Pasco Neighborhoods Popular with BRRRR Investors
Downtown Pasco / Historic Core: The area around Lewis Street and the downtown commercial district has some of the oldest housing stock in the city. These homes—many built between the 1940s and 1970s—offer strong value-add potential. Lower acquisition costs and proximity to the revitalized Pasco Farmers Market area make this a high-activity zone for fix-and-hold investors.
Sylvester / South Pasco: The neighborhoods along Sylvester Street and south of I-182 feature a mix of single-family homes and small multifamily properties. This area has solid workforce housing demand supported by proximity to major employers and commercial centers. Investors target duplexes and triplexes here to maximize rental income per property.
Road 68 Corridor / West Pasco: The rapid commercial and residential development along Road 68 and extending west toward the Broadmoor area has made this one of Pasco's most desirable rental markets. Properties here tend to be newer construction, commanding higher rents that support stronger DSCR ratios. Investors who can acquire slightly older homes at the eastern end of this corridor and renovate them benefit from the spillover demand.
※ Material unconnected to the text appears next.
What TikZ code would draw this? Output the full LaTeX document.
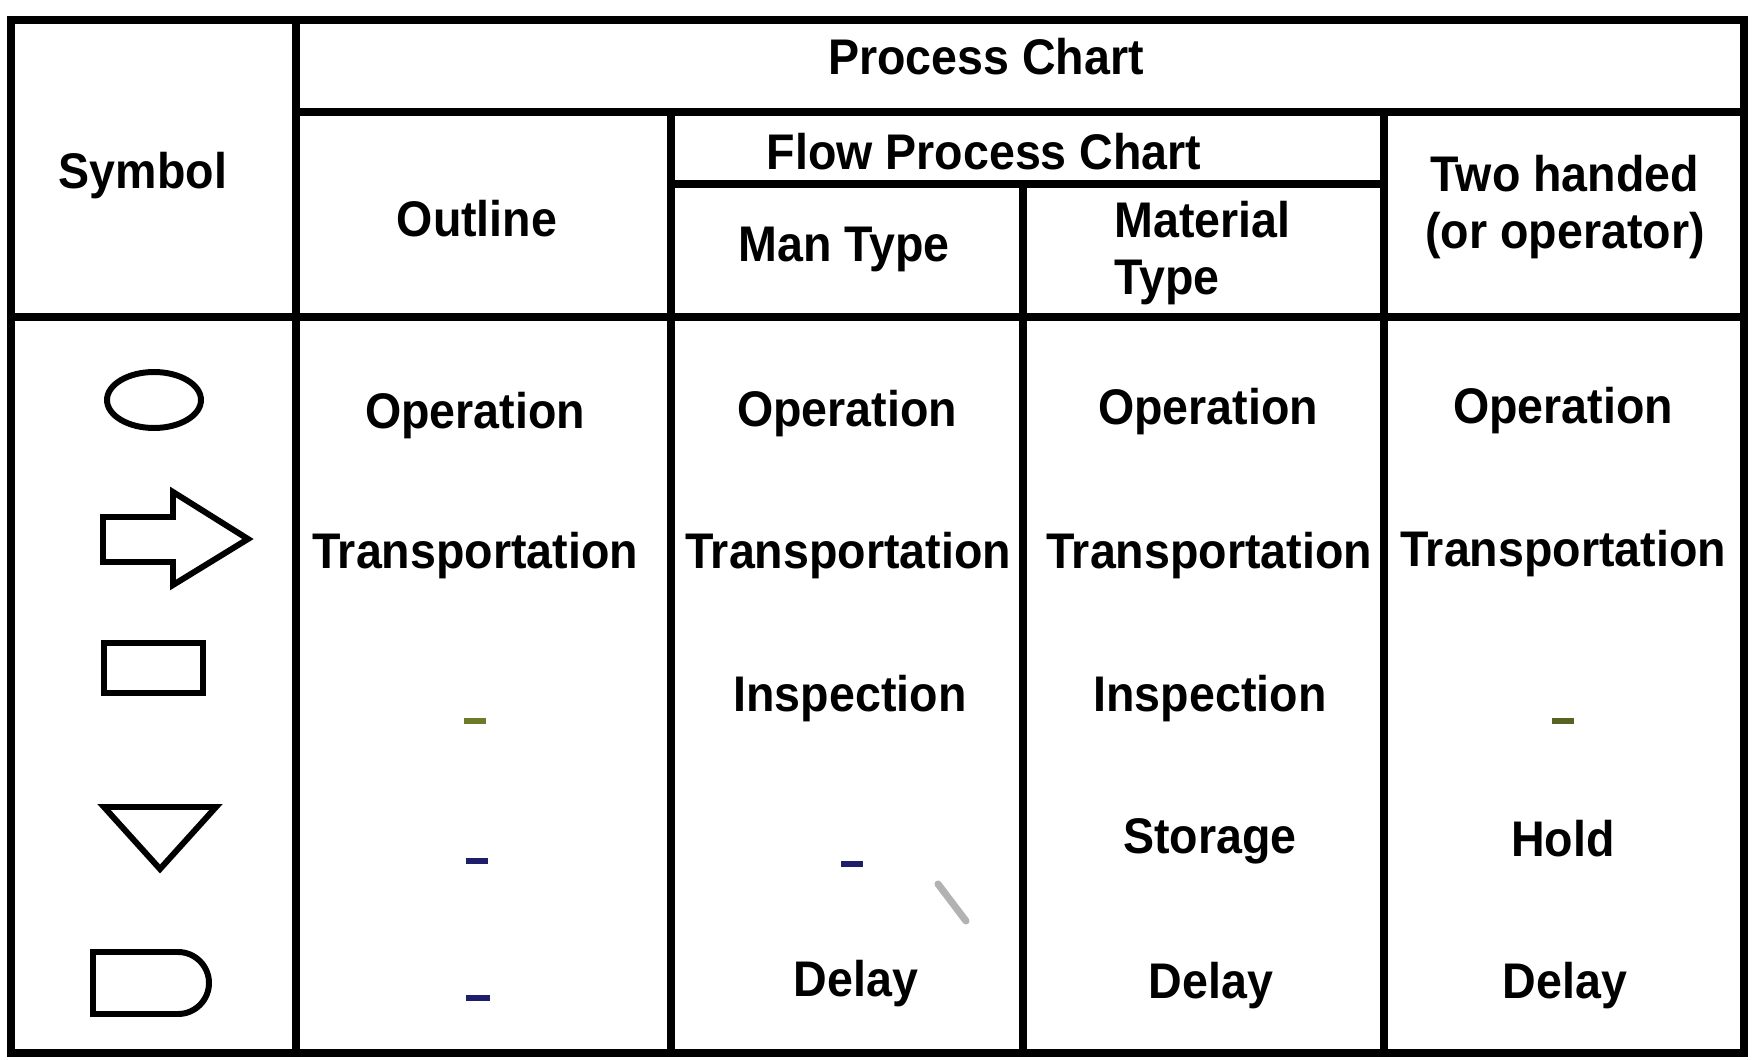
\documentclass[tikz,border=0pt]{standalone}
\usepackage{fontspec}
\newfontfamily\lbfam[FakeStretch=0.93]{Liberation Sans}
\definecolor{navydash}{HTML}{1E1E6A}
\definecolor{olivedash}{HTML}{6E7A2A}
\begin{document}
\begin{tikzpicture}[x=0.02cm,y=-0.02cm,
  grid/.style={line width=4.2pt, line cap=rect},
  sym/.style={line width=3.4pt, line join=miter},
  lbl/.style={inner sep=0pt, font=\lbfam\bfseries\fontsize{28.5}{32}\selectfont},
  dashmark/.style={line width=3pt, color=navydash}]
\useasboundingbox (0,0) rectangle (1753,1060);
\fill[white] (0,0) rectangle (1753,1060);
% table grid
\draw[grid] (11,20) rectangle (1744,1053);
\draw[grid] (296,20) -- (296,1053);
\draw[grid] (296,112) -- (1744,112);
\draw[grid] (11,317) -- (1744,317);
\draw[grid] (671,112) -- (671,1053);
\draw[grid] (1384,112) -- (1384,1053);
\draw[grid] (671,184) -- (1384,184);
\draw[grid] (1023,184) -- (1023,1053);
% header texts
\node[lbl] (pc) at (986,57) {Process Chart};
\node[lbl] (sym) at (143,176) {Symbol};
\node[lbl] (out) at (477,219) {Outline};
\node[lbl] (fpc) at (984,152) {Flow Process Chart};
\node[lbl] (man) at (844,249) {Man Type};
\node[lbl, anchor=west, align=left] (mat) at (1114,253) {Material\\Type};
\node[lbl, align=center] (two) at (1565,207) {Two handed\\(or operator)};
% symbols
\draw[sym] (154,400) ellipse [x radius=47, y radius=28];
\draw[sym] (103,517) -- (173,517) -- (173,492) -- (248,539) -- (173,585) -- (173,562) -- (103,562) -- cycle;
\draw[sym] (104,643) rectangle (203,693);
\draw[sym] (104,807) -- (216,807) -- (160,869) -- cycle;
\draw[sym] (93,952) -- (178,952) arc (-90:90:31) -- (93,1014) -- cycle;
% row 1
\node[lbl] (o1) at (475,416) {Operation};
\node[lbl] (m1) at (847,414) {Operation};
\node[lbl] (t1) at (1208,412) {Operation};
\node[lbl] (h1) at (1563,411) {Operation};
% row 2
\node[lbl] (o2) at (475,556) {Transportation};
\node[lbl] (m2) at (848,556) {Transportation};
\node[lbl] (t2) at (1209,556) {Transportation};
\node[lbl] (h2) at (1563,554) {Transportation};
% row 3
\draw[dashmark, color=olivedash] (464,721) -- (486,721);
\node[lbl] (m3) at (850,699) {Inspection};
\node[lbl] (t3) at (1210,699) {Inspection};
\draw[dashmark, color=olivedash!80!black] (1552,721) -- (1574,721);
% row 4
\draw[dashmark] (466,861) -- (488,861);
\draw[dashmark] (841,864) -- (863,864);
\node[lbl] (t4) at (1210,841) {Storage};
\node[lbl] (h4) at (1563,839) {Hold};
% row 5
\draw[dashmark] (466,998) -- (490,998);
\node[lbl] (m5) at (856,984) {Delay};
\node[lbl] (t5) at (1211,986) {Delay};
\node[lbl] (h5) at (1565,986) {Delay};
% pen mark
\draw[line width=4pt, gray!60, line cap=round] (938,884) -- (966,921);
\end{tikzpicture}
\end{document}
Riverview / Columbia River Area: Properties near Chiawana Park and along the Columbia River benefit from desirable location premiums. While acquisition costs can be higher, the rental rates for updated homes in this area—particularly 3-bedroom and larger—often exceed $1,600 per month, making the DSCR math more favorable for refinancing.
North Pasco / Kartchner Street Area: This emerging area north of I-182 has seen increased investor interest due to relatively affordable entry points and proximity to new school construction and planned retail development. Homes purchased in the $220,000 to $260,000 range with $40,000 to $60,000 in renovations can appraise in the $310,000 to $340,000 range, creating the equity position needed for a successful cash-out refinance.